◆ **Goal of the exercise**:
Reproduce the first line and every line after it, exactly, through the one containing "ax = fig.add_axes([72/527, 43/400, 455/527, 341/400])". Leave out the rest.

◆ **Provided data**:
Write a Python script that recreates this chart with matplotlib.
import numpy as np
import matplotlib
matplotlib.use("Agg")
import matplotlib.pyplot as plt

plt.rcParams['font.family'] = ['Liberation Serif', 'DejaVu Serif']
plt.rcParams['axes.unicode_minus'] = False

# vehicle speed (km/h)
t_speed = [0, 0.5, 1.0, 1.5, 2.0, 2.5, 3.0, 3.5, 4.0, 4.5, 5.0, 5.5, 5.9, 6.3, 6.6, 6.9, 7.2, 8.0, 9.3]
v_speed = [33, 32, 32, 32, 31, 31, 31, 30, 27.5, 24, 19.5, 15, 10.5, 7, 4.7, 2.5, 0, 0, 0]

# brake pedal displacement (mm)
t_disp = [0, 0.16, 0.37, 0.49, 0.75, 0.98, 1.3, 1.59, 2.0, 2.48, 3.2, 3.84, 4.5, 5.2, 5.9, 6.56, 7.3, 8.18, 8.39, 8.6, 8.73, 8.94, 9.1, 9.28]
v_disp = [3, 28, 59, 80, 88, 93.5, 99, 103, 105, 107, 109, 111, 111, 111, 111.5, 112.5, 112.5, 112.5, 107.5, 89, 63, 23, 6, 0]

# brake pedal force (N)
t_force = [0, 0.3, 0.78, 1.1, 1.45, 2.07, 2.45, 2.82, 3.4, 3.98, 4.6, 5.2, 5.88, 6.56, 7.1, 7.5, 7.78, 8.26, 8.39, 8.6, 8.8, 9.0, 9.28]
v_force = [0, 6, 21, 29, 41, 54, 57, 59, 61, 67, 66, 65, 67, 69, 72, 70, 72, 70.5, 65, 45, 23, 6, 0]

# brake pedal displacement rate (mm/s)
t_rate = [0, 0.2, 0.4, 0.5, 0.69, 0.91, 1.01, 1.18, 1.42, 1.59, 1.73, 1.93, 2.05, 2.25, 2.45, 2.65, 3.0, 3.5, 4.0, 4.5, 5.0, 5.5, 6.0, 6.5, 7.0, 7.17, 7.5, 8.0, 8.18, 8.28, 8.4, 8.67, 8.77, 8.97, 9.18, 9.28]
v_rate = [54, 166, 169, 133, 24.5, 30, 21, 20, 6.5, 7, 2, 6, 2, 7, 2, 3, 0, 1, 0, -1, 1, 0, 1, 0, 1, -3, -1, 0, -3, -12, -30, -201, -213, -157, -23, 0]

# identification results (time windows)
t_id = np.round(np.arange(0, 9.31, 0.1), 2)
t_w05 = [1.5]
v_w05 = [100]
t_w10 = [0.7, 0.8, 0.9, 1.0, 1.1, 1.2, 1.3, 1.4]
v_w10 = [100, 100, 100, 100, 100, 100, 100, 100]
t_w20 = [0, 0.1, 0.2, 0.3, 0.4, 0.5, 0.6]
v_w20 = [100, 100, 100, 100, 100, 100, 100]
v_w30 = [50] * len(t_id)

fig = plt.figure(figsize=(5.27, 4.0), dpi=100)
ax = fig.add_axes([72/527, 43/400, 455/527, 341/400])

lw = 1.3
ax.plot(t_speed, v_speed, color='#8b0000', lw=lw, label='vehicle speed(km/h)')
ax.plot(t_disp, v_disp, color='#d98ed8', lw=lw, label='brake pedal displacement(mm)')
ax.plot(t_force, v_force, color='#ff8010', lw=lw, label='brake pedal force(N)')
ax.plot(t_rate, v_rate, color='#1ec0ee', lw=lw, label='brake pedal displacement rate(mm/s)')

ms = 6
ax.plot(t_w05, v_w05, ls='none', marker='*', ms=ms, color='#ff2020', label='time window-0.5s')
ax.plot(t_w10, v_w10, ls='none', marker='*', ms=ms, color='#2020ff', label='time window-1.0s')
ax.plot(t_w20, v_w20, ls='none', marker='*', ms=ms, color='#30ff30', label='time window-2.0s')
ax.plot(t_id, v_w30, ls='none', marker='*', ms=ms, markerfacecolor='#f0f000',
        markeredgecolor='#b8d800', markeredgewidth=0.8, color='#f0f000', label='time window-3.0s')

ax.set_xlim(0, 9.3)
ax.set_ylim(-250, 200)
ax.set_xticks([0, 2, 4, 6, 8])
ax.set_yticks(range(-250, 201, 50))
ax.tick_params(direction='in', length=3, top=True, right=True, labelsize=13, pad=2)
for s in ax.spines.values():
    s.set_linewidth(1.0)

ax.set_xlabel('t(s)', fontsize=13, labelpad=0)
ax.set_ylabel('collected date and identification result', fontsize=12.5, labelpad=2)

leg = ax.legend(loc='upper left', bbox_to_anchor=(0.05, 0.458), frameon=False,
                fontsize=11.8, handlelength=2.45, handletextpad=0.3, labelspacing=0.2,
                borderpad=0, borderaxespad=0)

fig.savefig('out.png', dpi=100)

◆ **Solution**:
Write a Python script that recreates this chart with matplotlib.
import numpy as np
import matplotlib
matplotlib.use("Agg")
import matplotlib.pyplot as plt

plt.rcParams['font.family'] = ['Liberation Serif', 'DejaVu Serif']
plt.rcParams['axes.unicode_minus'] = False

# vehicle speed (km/h)
t_speed = [0, 0.5, 1.0, 1.5, 2.0, 2.5, 3.0, 3.5, 4.0, 4.5, 5.0, 5.5, 5.9, 6.3, 6.6, 6.9, 7.2, 8.0, 9.3]
v_speed = [33, 32, 32, 32, 31, 31, 31, 30, 27.5, 24, 19.5, 15, 10.5, 7, 4.7, 2.5, 0, 0, 0]

# brake pedal displacement (mm)
t_disp = [0, 0.16, 0.37, 0.49, 0.75, 0.98, 1.3, 1.59, 2.0, 2.48, 3.2, 3.84, 4.5, 5.2, 5.9, 6.56, 7.3, 8.18, 8.39, 8.6, 8.73, 8.94, 9.1, 9.28]
v_disp = [3, 28, 59, 80, 88, 93.5, 99, 103, 105, 107, 109, 111, 111, 111, 111.5, 112.5, 112.5, 112.5, 107.5, 89, 63, 23, 6, 0]

# brake pedal force (N)
t_force = [0, 0.3, 0.78, 1.1, 1.45, 2.07, 2.45, 2.82, 3.4, 3.98, 4.6, 5.2, 5.88, 6.56, 7.1, 7.5, 7.78, 8.26, 8.39, 8.6, 8.8, 9.0, 9.28]
v_force = [0, 6, 21, 29, 41, 54, 57, 59, 61, 67, 66, 65, 67, 69, 72, 70, 72, 70.5, 65, 45, 23, 6, 0]

# brake pedal displacement rate (mm/s)
t_rate = [0, 0.2, 0.4, 0.5, 0.69, 0.91, 1.01, 1.18, 1.42, 1.59, 1.73, 1.93, 2.05, 2.25, 2.45, 2.65, 3.0, 3.5, 4.0, 4.5, 5.0, 5.5, 6.0, 6.5, 7.0, 7.17, 7.5, 8.0, 8.18, 8.28, 8.4, 8.67, 8.77, 8.97, 9.18, 9.28]
v_rate = [54, 166, 169, 133, 24.5, 30, 21, 20, 6.5, 7, 2, 6, 2, 7, 2, 3, 0, 1, 0, -1, 1, 0, 1, 0, 1, -3, -1, 0, -3, -12, -30, -201, -213, -157, -23, 0]

# identification results (time windows)
t_id = np.round(np.arange(0, 9.31, 0.1), 2)
t_w05 = [1.5]
v_w05 = [100]
t_w10 = [0.7, 0.8, 0.9, 1.0, 1.1, 1.2, 1.3, 1.4]
v_w10 = [100, 100, 100, 100, 100, 100, 100, 100]
t_w20 = [0, 0.1, 0.2, 0.3, 0.4, 0.5, 0.6]
v_w20 = [100, 100, 100, 100, 100, 100, 100]
v_w30 = [50] * len(t_id)

fig = plt.figure(figsize=(5.27, 4.0), dpi=100)
ax = fig.add_axes([72/527, 43/400, 455/527, 341/400])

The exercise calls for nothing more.